Technology is released into the hands of consumers through two distinct ways: finishing and polishing the product before it hits the market, or the more popular route of releasing early and releasing often. Led by tech giants Apple and Microsoft, this iterative philosophy is tied to building a brand-following by putting innovation at the forefront. It sounds like a win-win; businesses are able to launch more products more frequently, and consumers receive digital breakthroughs as they arise. If there is a bug in the software, an update is launched to fix it and, likewise, if there is a new, improved feature. The business is able to essentially conform to the users’ needs as they evolve. This all sounds well and good, but is there a trade-off?

By now, we’ve all heard the horror stories tied to data breaches and cyber-attacks that have resulted in many European companies receiving penalties in connection with GDPR. As companies subsequently take proactive measures to improve cyber security, simultaneously the number of organised hacking groups are increasing and their tactics are getting bolder. When innovation takes priority over users’ security, people are put at risk. In this new digital age, is the fast-tracked route to market still savvy enough?

Apple as food for thought

In late August 2019, it took Apple a week to release an emergency fix to a vulnerability allowing malicious hackers to take control of all Apple computers, mobile devices and TV set-top boxes that were running the latest version of the company’s software. A billion users internationally were placed in a compromising position. There is an ethical and legal obligation for all products, tech or otherwise, to be fit for purpose. Whether its hardware or software, if its material or codebase is faulty and puts users at risk, the onus is on the manufacturer to rectify any wrongdoings. Apple being Apple meant that there wasn’t any long term damage to its brand, but for lesser known brands, this type of breach could severely impact their business. 

More innovation means more threats

Now is the peak of technological disruption and this exciting period is expected to last throughout the next decade, as new innovation rapidly emerges and gets introduced into society. Let’s take a look at some of the latest advancements: artificial intelligence; virtual reality; cloud computing; strategic automation; internet of things; voice search; facial recognition; 3D printing; robotics; drones; blockchain; autonomous vehicles; smart buildings… the list goes on and on.

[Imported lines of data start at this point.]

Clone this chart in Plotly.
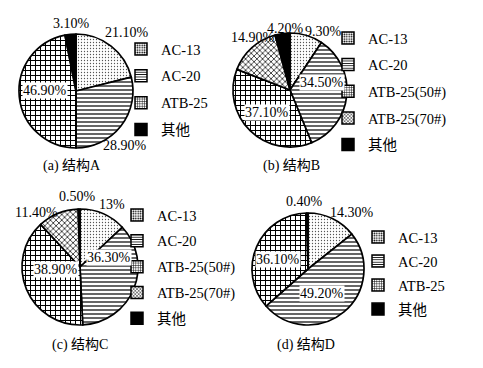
import math
import plotly.graph_objects as go

W, H = 483, 368
OFF = 8  # page body margin of the browser, compensated in positions

# ---- data ----
labels_A = ["AC-13", "AC-20", "ATB-25", "其他"]
values_A = [21.1, 28.9, 46.9, 3.1]
labels_B = ["AC-13", "AC-20", "ATB-25(50#)", "ATB-25(70#)", "其他"]
values_B = [9.3, 34.5, 37.1, 14.9, 4.2]
labels_C = ["AC-13", "AC-20", "ATB-25(50#)", "ATB-25(70#)", "其他"]
values_C = [13, 36.3, 38.9, 11.4, 0.5]
labels_D = ["AC-13", "AC-20", "ATB-25", "其他"]
values_D = [14.3, 49.2, 36.1, 0.4]
text_A = ["21.10%", "28.90%", "46.90%", "3.10%"]
text_B = ["9.30%", "34.50%", "37.10%", "14.90%", "4.20%"]
text_C = ["13%", "36.30%", "38.90%", "11.40%", "0.50%"]
text_D = ["14.30%", "49.20%", "36.10%", "0.40%"]
captions = ["(a) 结构A", "(b) 结构B", "(c) 结构C", "(d) 结构D"]

# ---- styles / layout ----
FONT = "Liberation Serif, Noto Sans CJK SC, serif"
pattern_of = {
    "AC-13": dict(shape=".", size=3, solidity=0.15, fg="#555555"),
    "AC-20": dict(shape="-", size=4, solidity=0.3, fg="black"),
    "ATB-25": dict(shape="+", size=5, solidity=0.36, fg="black"),
    "ATB-25(50#)": dict(shape="+", size=5, solidity=0.36, fg="black"),
    "ATB-25(70#)": dict(shape="x", size=4, solidity=0.4, fg="#333333"),
    "其他": dict(shape="", size=4, solidity=0.3, fg="black"),
}
color_of = {"其他": "black"}

# pie centers / radius in screen px
geo = [
    dict(cx=76, cy=91, r=57),
    dict(cx=290, cy=90, r=57),
    dict(cx=80, cy=267, r=58),
    dict(cx=308, cy=269, r=56),
]
# label placement: angle offset (deg) from slice mid, radius factor
lab_off = [
    [(3, 1.37), (10, 1.28), (6, 0.55), (2, 1.18)],
    [(13, 1.18), (-19, 0.58), (1.5, 0.56), (6.6, 1.12), (3, 1.09)],
    [(3.6, 1.21), (-41, 0.53), (16, 0.42), (-16.5, 1.21), (-1, 1.22)],
    [(12, 1.27), (10, 0.5), (-5.6, 0.57), (-2, 1.2)],
]
legend_pos = [(121, 33, 5.0), (328, 22, 4.8), (117, 199, 4.0), (358, 221, 2.2)]
caption_pos = [(72, 166), (291, 166), (80, 345), (306, 345)]


def px2x(px):
    return (px - OFF) / W


def py2y(py):
    return 1 - (py - OFF) / H


sets = [(labels_A, values_A, text_A), (labels_B, values_B, text_B),
        (labels_C, values_C, text_C), (labels_D, values_D, text_D)]
legend_names = ["legend", "legend2", "legend3", "legend4"]

fig = go.Figure()
annotations = []
for i, (labs, vals, txts) in enumerate(sets):
    g = geo[i]
    dom_x = [px2x(g["cx"] - g["r"]), px2x(g["cx"] + g["r"])]
    dom_y = [py2y(g["cy"] + g["r"]), py2y(g["cy"] - g["r"])]
    fig.add_trace(go.Pie(
        labels=labs, values=vals, sort=False, direction="clockwise", rotation=0,
        textinfo="none", hoverinfo="label+value", showlegend=False,
        domain=dict(x=dom_x, y=dom_y),
        marker=dict(
            colors=[color_of.get(l, "white") for l in labs],
            line=dict(color="black", width=1.7),
            pattern=dict(
                shape=[pattern_of[l]["shape"] for l in labs],
                size=[pattern_of[l]["size"] for l in labs],
                solidity=[pattern_of[l]["solidity"] for l in labs],
                fgcolor=[pattern_of[l]["fg"] for l in labs],
                bgcolor="white", fillmode="replace",
            ),
        ),
    ))
    total = sum(vals)
    cum = 0
    for j, v in enumerate(vals):
        mid = (cum + v / 2) / total * 360
        cum += v
        off, rf = lab_off[i][j]
        a = math.radians(mid + off)
        px = g["cx"] + rf * g["r"] * math.sin(a)
        py = g["cy"] - rf * g["r"] * math.cos(a)
        annotations.append(dict(
            x=px2x(px), y=py2y(py), xref="paper", yref="paper",
            text=txts[j], showarrow=False, xanchor="center", yanchor="middle",
            font=dict(family=FONT, size=14, color="black"),
            bgcolor="white" if rf < 1 else "rgba(0,0,0,0)", borderpad=0,
        ))
    for l in labs:
        p = pattern_of[l]
        fig.add_trace(go.Bar(
            x=[None], y=[None], name=l, legend=legend_names[i],
            legendgroup=f"g{i}_{l}", showlegend=True,
            marker=dict(
                color=color_of.get(l, "white"),
                line=dict(color="black", width=1.5),
                pattern=dict(shape=p["shape"], size=3, solidity=0.35,
                             fgcolor="black", bgcolor="white",
                             fillmode="replace"),
            ),
        ))
    annotations.append(dict(
        x=px2x(caption_pos[i][0]), y=py2y(caption_pos[i][1]),
        xref="paper", yref="paper", text=captions[i], showarrow=False,
        xanchor="center", yanchor="middle",
        font=dict(family=FONT, size=14, color="black"),
    ))

layout_legends = {}
for i, name in enumerate(legend_names):
    lx, ly, gap = legend_pos[i]
    layout_legends[name] = dict(
        x=px2x(lx), y=py2y(ly), xanchor="left", yanchor="top",
        xref="paper", yref="paper",
        font=dict(family=FONT, size=14.5, color="black"),
        bgcolor="rgba(0,0,0,0)", tracegroupgap=gap,
    )

fig.update_layout(
    width=W, height=H, margin=dict(l=0, r=0, t=0, b=0),
    paper_bgcolor="white", plot_bgcolor="white",
    xaxis=dict(visible=False, domain=[0, 0.01]),
    yaxis=dict(visible=False, domain=[0, 0.01]),
    annotations=annotations,
    **layout_legends,
)

fig.write_html("out.html")
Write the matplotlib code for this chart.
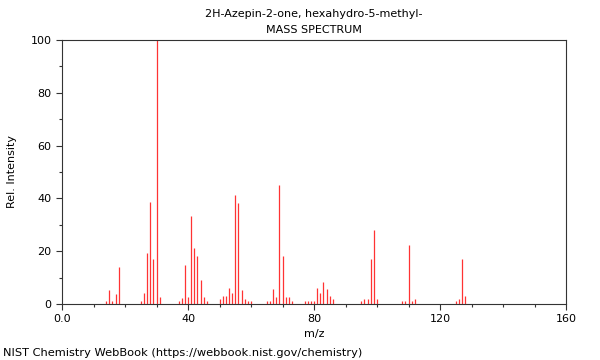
import numpy as np
import matplotlib
matplotlib.use("Agg")
from matplotlib import pyplot as plt
from matplotlib.ticker import MultipleLocator

# Peak list
mz = [14, 15, 16, 17, 18, 25, 26, 27, 28, 29, 30, 31,
      37, 38, 39, 40, 41, 42, 43, 44, 45, 46,
      50, 51, 52, 53, 54, 55, 56, 57, 58, 59, 60,
      65, 66, 67, 68, 69, 70, 71, 72, 73,
      77, 78, 79, 80, 81, 82, 83, 84, 85, 86,
      95, 96, 97, 98, 99, 100,
      108, 109, 110, 111, 112,
      125, 126, 127, 128]
intensity = [1.1, 5.3, 1.0, 3.9, 14.0, 1.0, 4.2, 19.2, 38.8, 16.9, 100.0, 2.7,
             1.0, 2.2, 14.8, 2.8, 33.3, 21.1, 18.2, 9.2, 2.7, 1.0,
             2.0, 3.2, 3.0, 6.2, 4.2, 41.3, 38.4, 5.2, 2.0, 1.0, 1.0,
             1.0, 1.0, 5.7, 2.7, 45.2, 18.2, 2.7, 2.7, 1.0,
             1.0, 1.0, 1.3, 1.3, 6.0, 4.0, 8.2, 5.7, 3.0, 2.0,
             1.0, 2.0, 2.0, 17.0, 28.0, 2.0,
             1.0, 1.0, 22.2, 1.3, 2.0,
             1.0, 2.0, 17.2, 3.0]
xticks = [0, 40, 80, 120, 160]
xticklabels = ["0.0", "40", "80", "120", "160"]

fig = plt.figure(figsize=(6, 3.6), dpi=100)
ax = fig.add_axes([62 / 600, 56 / 360, 504 / 600, 264 / 360])

ax.vlines(mz, 0, intensity, colors="#ff3333", linewidth=0.9)

ax.set_xlim(0, 160)
ax.set_ylim(0, 100)
ax.set_xticks(xticks)
ax.set_xticklabels(xticklabels)
ax.xaxis.set_minor_locator(MultipleLocator(10))
ax.yaxis.set_major_locator(MultipleLocator(20))
ax.yaxis.set_minor_locator(MultipleLocator(10))
ax.tick_params(labelsize=8, color="#333333", length=4, width=0.8)
ax.tick_params(which="minor", length=2.5, width=0.8, color="#333333")
for s in ax.spines.values():
    s.set_color("#333333")
    s.set_linewidth(0.8)

ax.set_xlabel("m/z", fontsize=8, labelpad=3)
ax.set_ylabel("Rel. Intensity", fontsize=8, labelpad=10)

fig.text(314 / 600, 1 - 14 / 360, "2H-Azepin-2-one, hexahydro-5-methyl-",
         ha="center", va="center", fontsize=8)
fig.text(314 / 600, 1 - 30 / 360, "MASS SPECTRUM", ha="center", va="center", fontsize=8)
fig.text(3 / 600, 1 - 353 / 360, "NIST Chemistry WebBook (https://webbook.nist.gov/chemistry)",
         ha="left", va="center", fontsize=8.2)

fig.savefig("out.png", dpi=100)
plt.close(fig)
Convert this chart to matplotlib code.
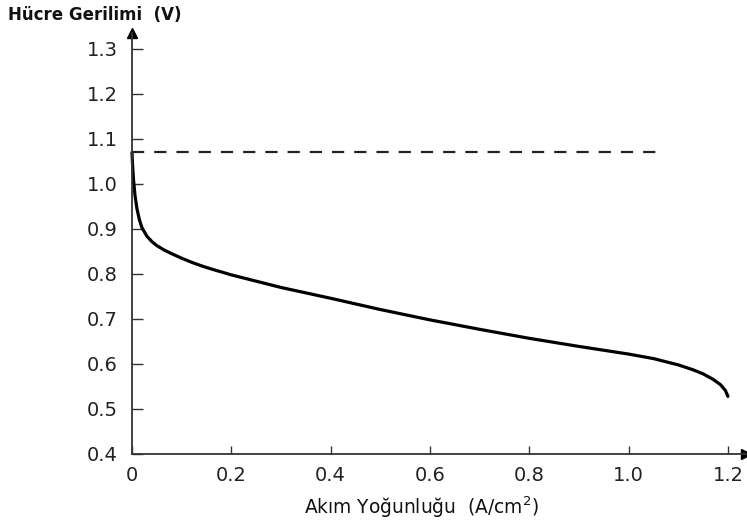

Innovation is improving lives and transforming how business is conducted. But as technology advances, so does the realm for hacking. When cloud storage was released, hackers rejoiced as more valuable details were accessible on the internet, making their ‘jobs’ easier. All of these recent tech innovations provide new gateways for hackers to connect and explore the ins and outs of its users. Without layers of security that are on par with the capabilities of these hackers, users’ data will be an open book. 

Cyber security skills gap

There is a general digital skills shortage globally, and cyber security skills are a particular challenge, since the role profile constantly changes to reflect breakthroughs in new tech and user requirements, as well as laws and legislation. This means the cyber security workforce needs to constantly be re-educating themselves and tweaking their approach to mitigating risks before they arise. And what one organisation deems cyber security, another will weigh heavily on the other side of the spectrum; the terms ‘cyber security’ and ‘threats models’ can often be subjective. There aren’t any formal qualifications for cyber security or trade governance and, like most of the tech industry, there is a lack of diversity.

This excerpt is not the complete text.